Well, no-one’s going to argue over the insanity of asking politicians and bureaucrats to negotiate bad lease agreements on our most precious assets when we could have done much better if we’d done what governments are there for and borrowed the money on the open market but, to suggest that this has anything to do with using private enterprise to provide healthcare is, well, a little off topic, Ken and a perfect example of the lack of clever people in politics.

On the other hand, that amazing young American woman, Kate Andrews of the Adam Smith Institute (never dreamed I’d be mentioning them in a good light) had some stunning and insightful words that I never thought I’d hear uttered on the BBC.  Amongst the gems:

“The NHS is wildly out of date.”

“It’s not able to deal with those burdens anymore and it hasn’t been for a long time.”

“What Britain has seen is a serious drop in the quality of healthcare that it’s bringing to its people.

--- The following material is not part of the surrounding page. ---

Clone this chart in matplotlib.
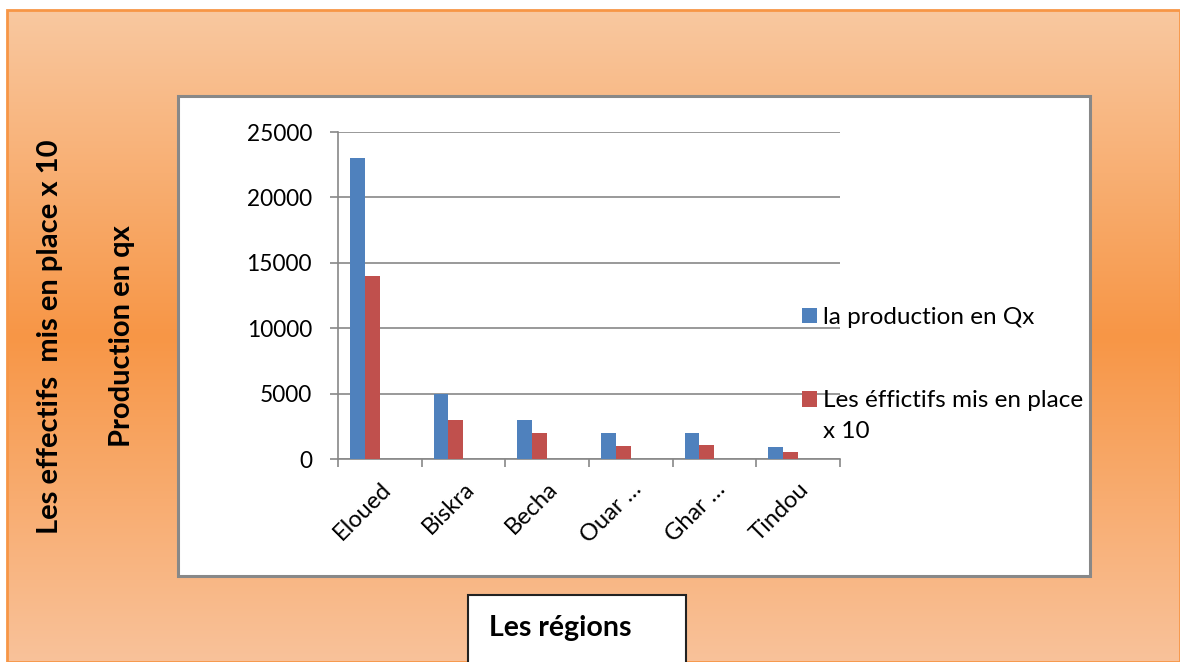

It is sub-standard compared to its neighbours.”

“The NHS does not need to become privatised.  The government can continue to pay for healthcare and ensure everyone can afford [access] healthcare but what it has to let go of is this idea that the government is the best system to be the provision of healthcare.  They might be good with the money but someone else is better at running my CAT [CT] scan.

The important thing is that everyone gets access to that healthcare but they get to choose where they get it and if you choose where you get it you tend to get better service.  The UK is the third least efficient in the OECD.”

Kate, https://twitter.com/KateAndrs not only do I love you for saying those things I want the UK to marry you and for you to be the mother of all its children.  Thank YOU!

In a desperate bid to prove the lack of clever people in politics I received this https://twitter.com/Debbie_abrahams/status/670286841212493824 tweet from one delusional labour MP https://twitter.com/Debbie_abrahams whose “scientific evidence” for the superlative performance of state healthcare over private was the report she wrote of an inquiry she chaired on behalf of the labour party propaganda machine in the run-up to the last election.  Well, that’s that then, I stand corrected.

One day when I’m all fired up and you all want to be bored shitless then I will begin documenting the litany of appalling NHS experiences upon which a portion of my opinion on the NHS is based.  It’s a series of long and sorry tales of sometimes haplessness and sometimes arrogant ignorance which would be funny if they didn’t involve the potential loss of limbs, liberty and life that would surely have ensued had they been left to their own devices or, to put it another way, if I had bowed to their superior knowledge and skills.  Beware of experts, whatever else you do, beware of experts.  Question all, educate yourself, trust no one blindly, assume there’s always a better option or at least another option and make sure that you let them know that you and the professionals are partners in the process, not just actors and audience.

Don’t buy their voodoo or anyone else’s.

I’ve had the recipe for the new NHS for many years, I once sent it to Tony Blair but we don’t talk about him in polite circles, not any more.  It’s free at the point of use, funded from taxation, inspected, monitored and measured by central government and delivered by a plethora of small, manageable, intelligently run competitive businesses all vying to attract custom by being the best provider with the highest reputation for quality care and great service delivery.  Radical?  Not really but I’d be stoned to death if I dared spell it out in a public forum – what do you mean this blog is on view to the entire planet, how was I supposed to know that!?!